Contributions are welcome, and they are greatly appreciated! Every little bit helps, and credit will always be given. You can contribute in many ways.
Before you get started, remember that it is easier for us to accept pull requests that are narrow in scope and easy to review. Ideally we want to see pull requests with a commit that is a logical changeset so plan to work in this fashion.
When committing a change, please include the issue number in your commit comment. This helps us track the progress in the related issue. This works like so
$ git commit CONTRIBUTING.rst -m 'improved the contributing docs for #1'
TODO: define some guidelines for what makes something easy to review.

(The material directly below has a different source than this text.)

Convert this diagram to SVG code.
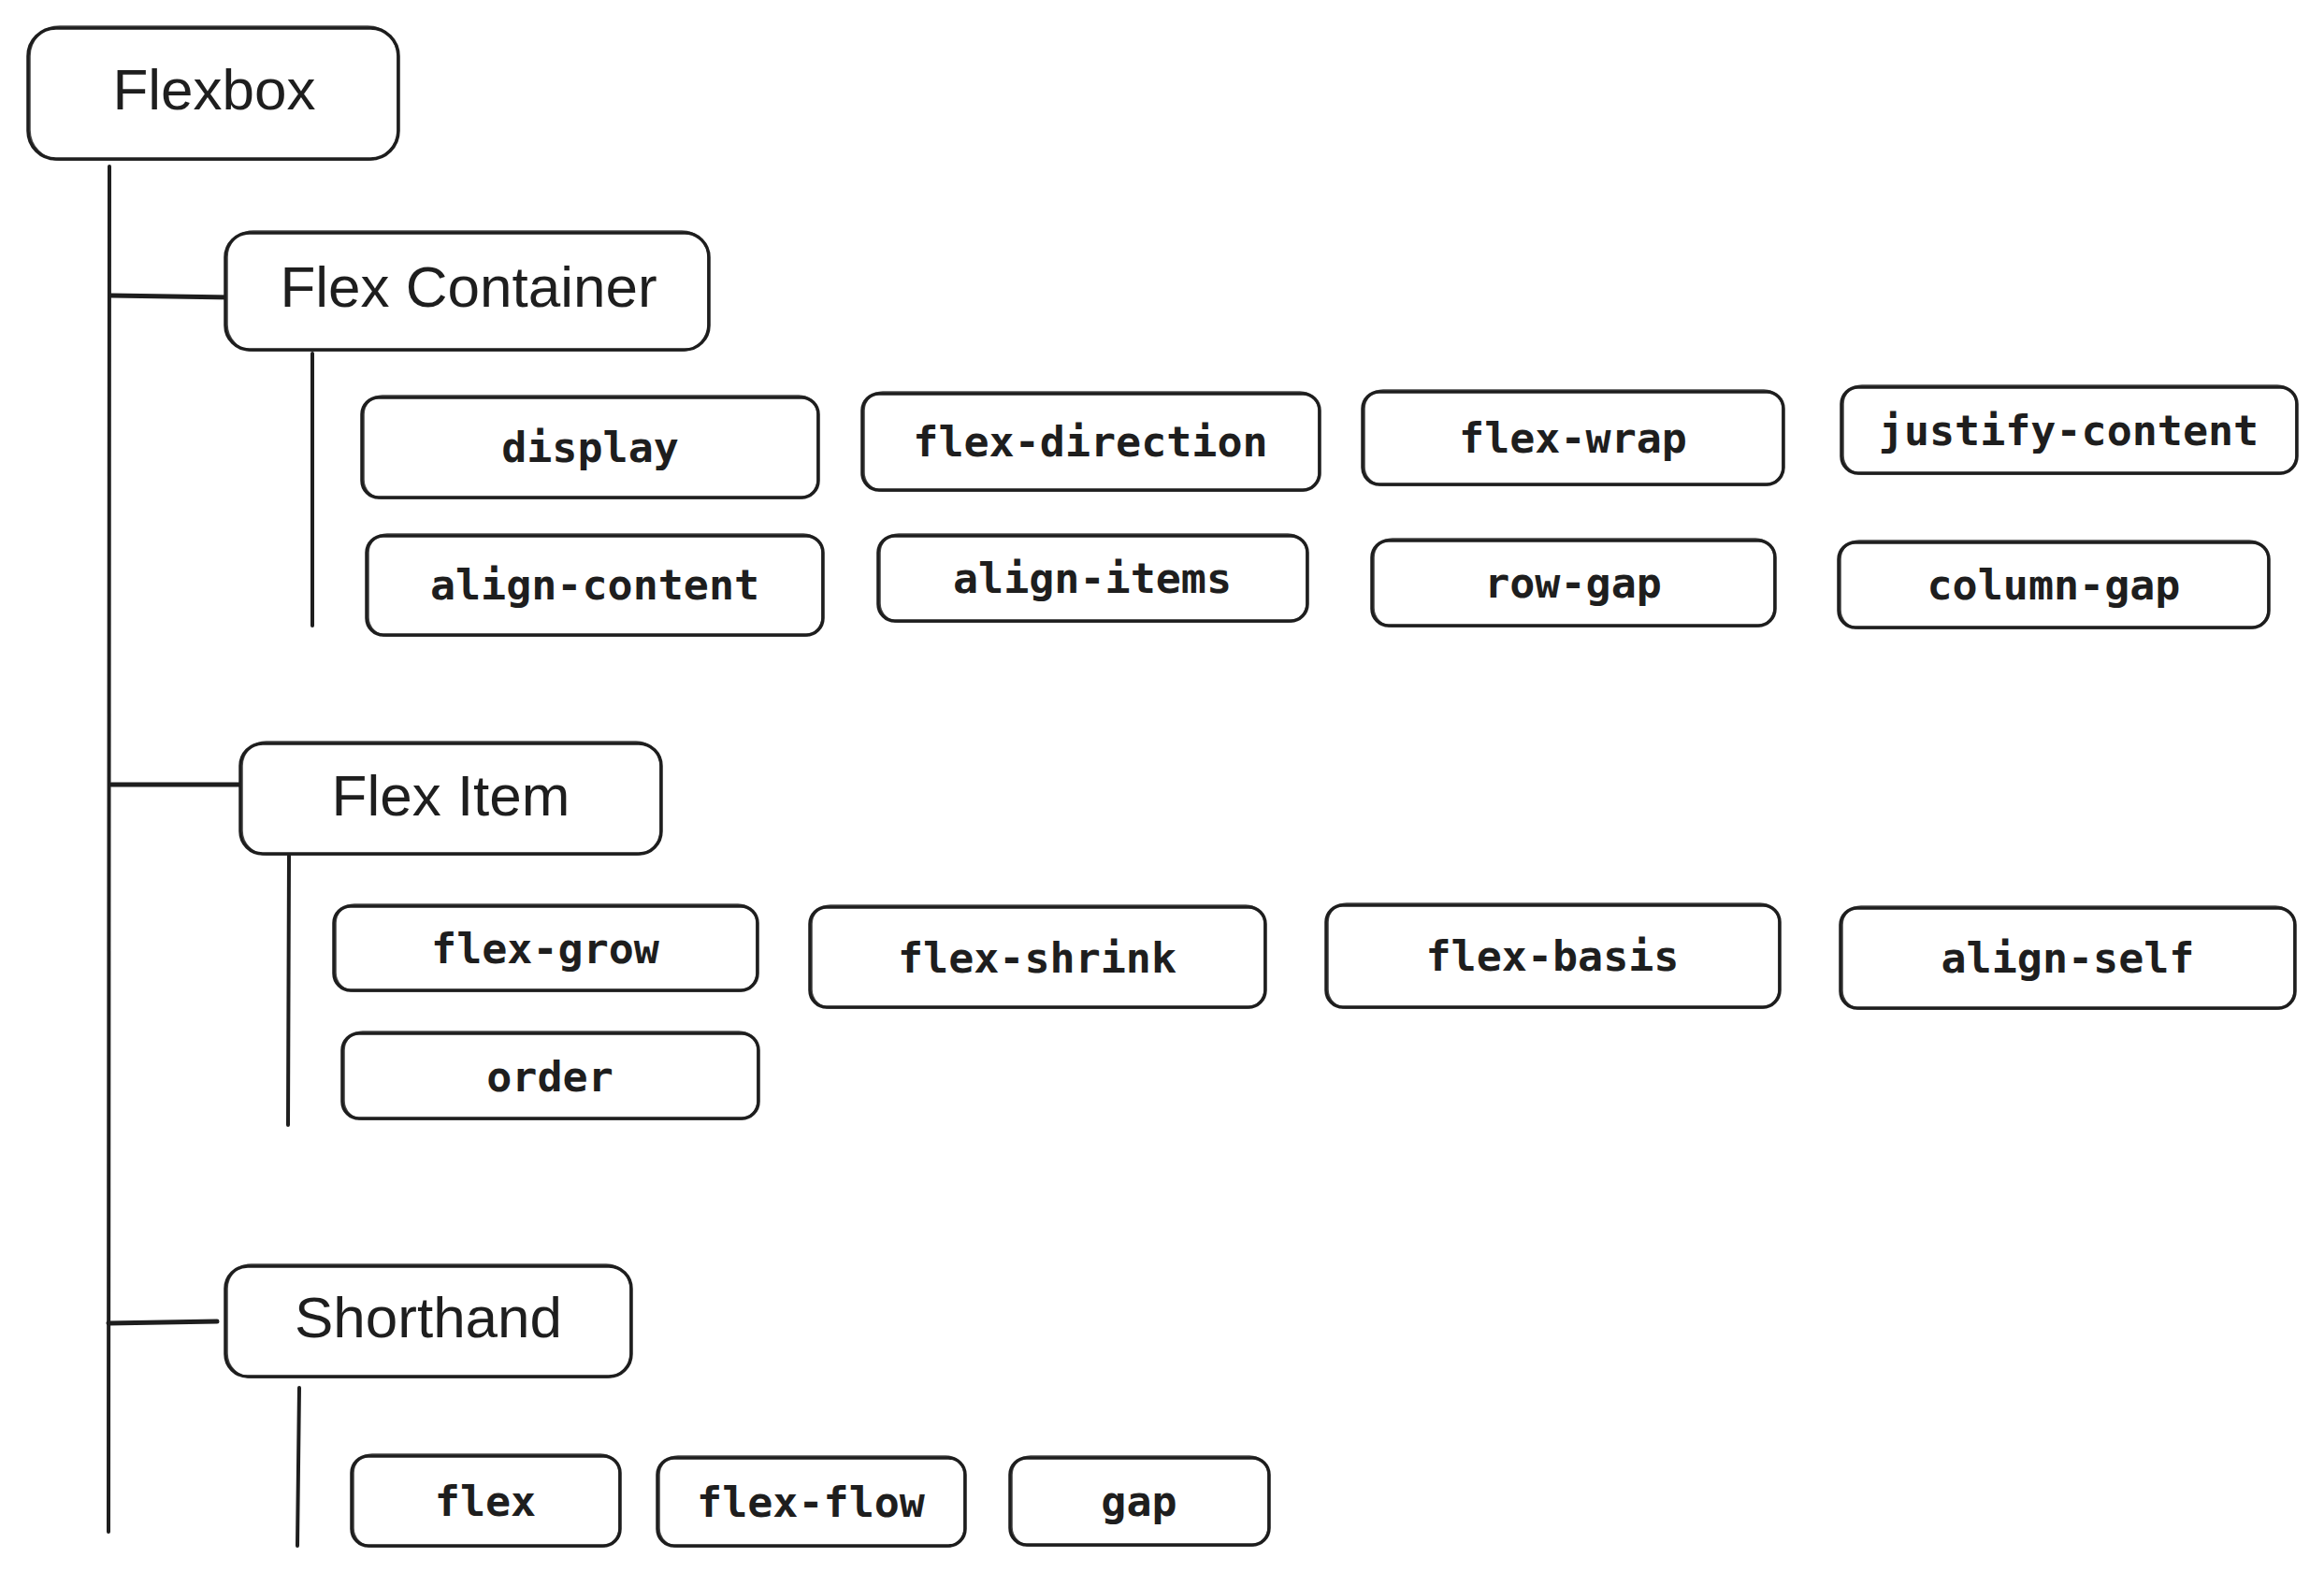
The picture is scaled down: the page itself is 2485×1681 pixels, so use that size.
<svg xmlns="http://www.w3.org/2000/svg" width="2485" height="1681" viewBox="0 0 2485 1681">
<style>
.box{fill:#ffffff;stroke:#1e1e1e;stroke-width:3.5;stroke-linejoin:round}
.box2{fill:none;stroke:#1e1e1e;stroke-width:1.6;opacity:0.8}
.head{font-family:"Liberation Sans","Noto Sans",sans-serif;font-size:62px;fill:#1e1e1e;text-anchor:middle}
.mono{font-family:"DejaVu Sans Mono","Liberation Mono",monospace;font-size:45px;font-weight:bold;fill:#1e1e1e;text-anchor:middle}
.conn line{stroke:#1e1e1e;stroke-linecap:round}
</style>
<rect width="2485" height="1681" fill="#ffffff"/>
<g id="connectors" class="conn">
<line x1="117" y1="178" x2="116" y2="1638" stroke-width="4"/>
<line x1="119" y1="316" x2="247" y2="318" stroke-width="5"/>
<line x1="334" y1="378" x2="334" y2="669" stroke-width="4"/>
<line x1="119" y1="839" x2="257" y2="839" stroke-width="5"/>
<line x1="309" y1="915" x2="308" y2="1203" stroke-width="4"/>
<line x1="116" y1="1415" x2="232" y2="1413" stroke-width="5"/>
<line x1="320" y1="1484" x2="318" y2="1653" stroke-width="4"/>
</g>
<g id="n-flexbox"><rect class="box" x="30" y="30" width="396" height="140" rx="30"/><rect class="box2" x="32" y="28" width="393" height="143" rx="32"/><text class="head" x="229" y="117">Flexbox</text></g>
<g id="n-flex-container"><rect class="box" x="241" y="249" width="517" height="125" rx="26"/><rect class="box2" x="243" y="247" width="514" height="128" rx="28"/><text class="head" x="501" y="328">Flex Container</text></g>
<g id="n-flex-item"><rect class="box" x="257" y="795" width="450" height="118" rx="24"/><rect class="box2" x="259" y="793" width="447" height="121" rx="26"/><text class="head" x="482" y="872">Flex Item</text></g>
<g id="n-shorthand"><rect class="box" x="241" y="1354" width="434" height="118" rx="24"/><rect class="box2" x="243" y="1352" width="431" height="121" rx="26"/><text class="head" x="458" y="1430">Shorthand</text></g>

<g id="n-display"><rect class="box" x="387" y="425" width="488" height="107" rx="18"/><rect class="box2" x="389" y="423" width="485" height="110" rx="20"/><text class="mono" x="631" y="494">display</text></g>
<g id="n-flex-direction"><rect class="box" x="922" y="421" width="489" height="103" rx="18"/><rect class="box2" x="924" y="419" width="486" height="106" rx="20"/><text class="mono" x="1166" y="488">flex-direction</text></g>
<g id="n-flex-wrap"><rect class="box" x="1457" y="419" width="450" height="99" rx="18"/><rect class="box2" x="1459" y="417" width="447" height="102" rx="20"/><text class="mono" x="1682" y="484">flex-wrap</text></g>
<g id="n-justify-content"><rect class="box" x="1969" y="414" width="487" height="92" rx="18"/><rect class="box2" x="1971" y="412" width="484" height="95" rx="20"/><text class="mono" x="2212" y="476">justify-content</text></g>
<g id="n-align-content"><rect class="box" x="392" y="573" width="488" height="106" rx="18"/><rect class="box2" x="394" y="571" width="485" height="109" rx="20"/><text class="mono" x="636" y="641">align-content</text></g>
<g id="n-align-items"><rect class="box" x="939" y="573" width="459" height="91" rx="18"/><rect class="box2" x="941" y="571" width="456" height="94" rx="20"/><text class="mono" x="1168" y="634">align-items</text></g>
<g id="n-row-gap"><rect class="box" x="1467" y="578" width="431" height="91" rx="18"/><rect class="box2" x="1469" y="576" width="428" height="94" rx="20"/><text class="mono" x="1682" y="639">row-gap</text></g>
<g id="n-column-gap"><rect class="box" x="1966" y="580" width="460" height="91" rx="18"/><rect class="box2" x="1968" y="578" width="457" height="94" rx="20"/><text class="mono" x="2196" y="641">column-gap</text></g>

<g id="n-flex-grow"><rect class="box" x="357" y="969" width="453" height="90" rx="18"/><rect class="box2" x="359" y="967" width="450" height="93" rx="20"/><text class="mono" x="583" y="1030">flex-grow</text></g>
<g id="n-flex-shrink"><rect class="box" x="866" y="970" width="487" height="107" rx="18"/><rect class="box2" x="868" y="968" width="484" height="110" rx="20"/><text class="mono" x="1109" y="1040">flex-shrink</text></g>
<g id="n-flex-basis"><rect class="box" x="1418" y="968" width="485" height="109" rx="18"/><rect class="box2" x="1420" y="966" width="482" height="112" rx="20"/><text class="mono" x="1660" y="1038">flex-basis</text></g>
<g id="n-align-self"><rect class="box" x="1968" y="971" width="486" height="107" rx="18"/><rect class="box2" x="1970" y="969" width="483" height="110" rx="20"/><text class="mono" x="2211" y="1040">align-self</text></g>
<g id="n-order"><rect class="box" x="366" y="1105" width="445" height="91" rx="18"/><rect class="box2" x="368" y="1103" width="442" height="94" rx="20"/><text class="mono" x="588" y="1167">order</text></g>

<g id="n-flex"><rect class="box" x="376" y="1557" width="287" height="96" rx="18"/><rect class="box2" x="378" y="1555" width="284" height="99" rx="20"/><text class="mono" x="519" y="1621">flex</text></g>
<g id="n-flex-flow"><rect class="box" x="703" y="1559" width="329" height="94" rx="18"/><rect class="box2" x="705" y="1557" width="326" height="97" rx="20"/><text class="mono" x="867" y="1622">flex-flow</text></g>
<g id="n-gap"><rect class="box" x="1080" y="1559" width="277" height="93" rx="18"/><rect class="box2" x="1082" y="1557" width="274" height="96" rx="20"/><text class="mono" x="1218" y="1621">gap</text></g>
</svg>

We label some issues to guide contributions.
- bitesized
- These bugs can be done by people with a beginning level of skill.
- intermediate
- These bugs can be done easily by people with an intermediate level or skill or by patient beginners who get frequent review.
- fly-by
- These can be done by people who are experts but don't have much time to devote to long term tasks.
- brainstorming
- These are tasks where we welcome discussion about the ideas mentioned in the issue
If you see a task that is not already being worked on, feel free to claim it by leaving a comment and start working.
For more advanced tasks and tasks without these labels, please talk to us first.
We are always learning. Review code in our repository and suggest improvements and alternatives to our approaches.
Look through pull requests and review the changes.
Help us by discussing issues we've tagged with the brainstorming label
Report bugs in our issue tracker. https://github.com/researchcompendia/researchcompendia/issues.
If you are reporting a bug, please include:
- Your browser information.
- Any details about your local setup that might be helpful in troubleshooting.
- Detailed steps to reproduce the bug.
Talk to us about features you'd like. Let us know how we are doing. You can send us email from the contact form or let us know by filing an issue in the issue tracker.
We could always use more documentation, whether as part of the official docs, in docstrings, or even on the web in blog posts, articles, and such.